George Bizet: What fun! and a cleverly disguised rhymed sonnet, as one is so captivated by the telling, it is easy to discount the form. I had trouble finding out anything about the poet.
Voicemail Villanelle: perfect capture of the frustration of being put on hold, the repeating robot telling you niceties about "being right with you" which usually means a frustratingly long amount of time. My favorite line is 4th stanza with the sibilant onomatopoeia involved with press 6, with the ironic result of speaking with someone snide. The choice of form is perfect for the repeating "we're grateful that you've called today./We will be with you right away."
Dan Skwire seems to be a multi-talented man who works as an actuary. It is refreshing to see others like him, published in https://lightpoetrymagazine.com/back-issues/
Keats: Judith reminded us of his death at such a young age, indeed "forever young."(immortalized: died at 25 of tuberculosis, not like famous rockers of drug overdoses. Forever young is also on line 27 of Keats, "Ode to a Grecian Urn". ) In this delightful sonnet by a city dweller, a hint of the bucolic John Clare.
The imitation of running with the 3rd line enjambment, the echo of "never done" (from opening line and its repeat line 9)
A perfect contrast of the octave of the grasshopper's activity, passing to the sestet of the cricket's song.
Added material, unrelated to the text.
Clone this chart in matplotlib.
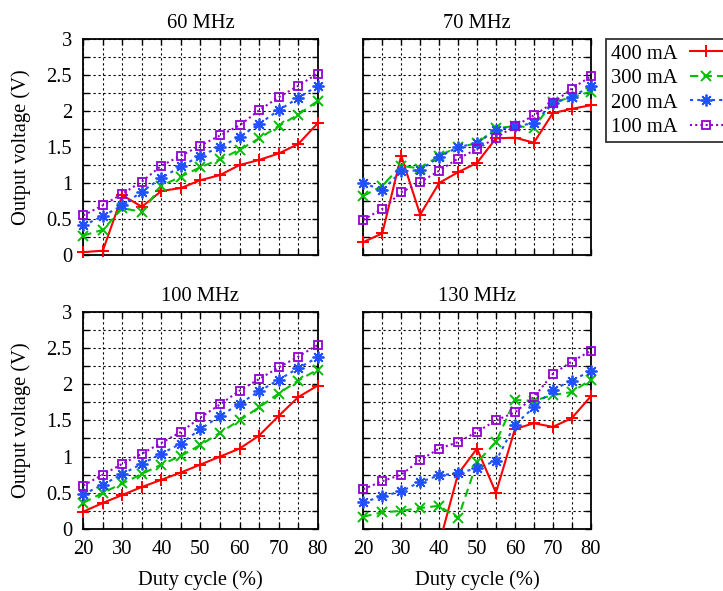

Wilbur: To start a poem with "But"!!!! But for a brief... and we're off in a charmingly bouncy capture of movement in quatrains, one moment, cleverly elongated in one long sentence! The word in the final stanza "gay" release prompted the next poem which uses "gay" four times. And what a clever final word
about the pause of purported peace, "busily hid".
Lapis Lazuli:
Maura provided this shot of this amazing stone, which helped her imagine the gift given to Yeats on his 70th birthday. Indeed, Lapis, latin for Stone + lazulum from the Arabic, itself from the Persian lajevard
which means sky or heaven.
Thanks to Paul, we had a history lesson to explain "King Billy" i.e. William of Orange and the history of Protestants in Northern Ireland. It is important to know as well that this poem was written in 1936, with rumbles of war. It is not only "hysterical women" who shrug at art (palette, fiddle-bow and poets) in such times. Paul also informed us the in stanza 2, Gaiety may well be referring to the theatre in Dublin.
Three stanzas in, the reader is provided with a backdrop of how "gaiety" works to transfigure dread, whether in tragedy or history of "old civilisations put to the sword" and miracle of miracles; indeed, rebuilders, and perhaps by implication, imagination, allows a lightening of spirit, a restoration of faith in humans in spite of the catastrophes they wreak.
Then come the two stanzas about the carving made of lapis lazuli given to him on his 70th birthday by Harry Clifton. In letters, he had mentioned the sculpture resembled a mountain with a temple, trees, paths and an ascetic with his pupil about to climb the mountain.
In this meditation, we see how the sculpture mirrors the times, the times the sculpture, as music he imagines is played to respond to tragedy. Whether it plays mournful melodies, whatever it is that is played brings alive "their ancient, glittering eyes" -- that enduring and restorative power of art.
The Approaches: We did not have much time to discuss this poem. Although not the same Harry Clifton as the one in 1936, a response I imagine him making to Yeats' poem. "Only the approaches are terrible... " and we are left with an enigmatic "coming home" after all the "might-have-beens, wanderers".
Bernie promised to send the link to the Stafford he mentioned.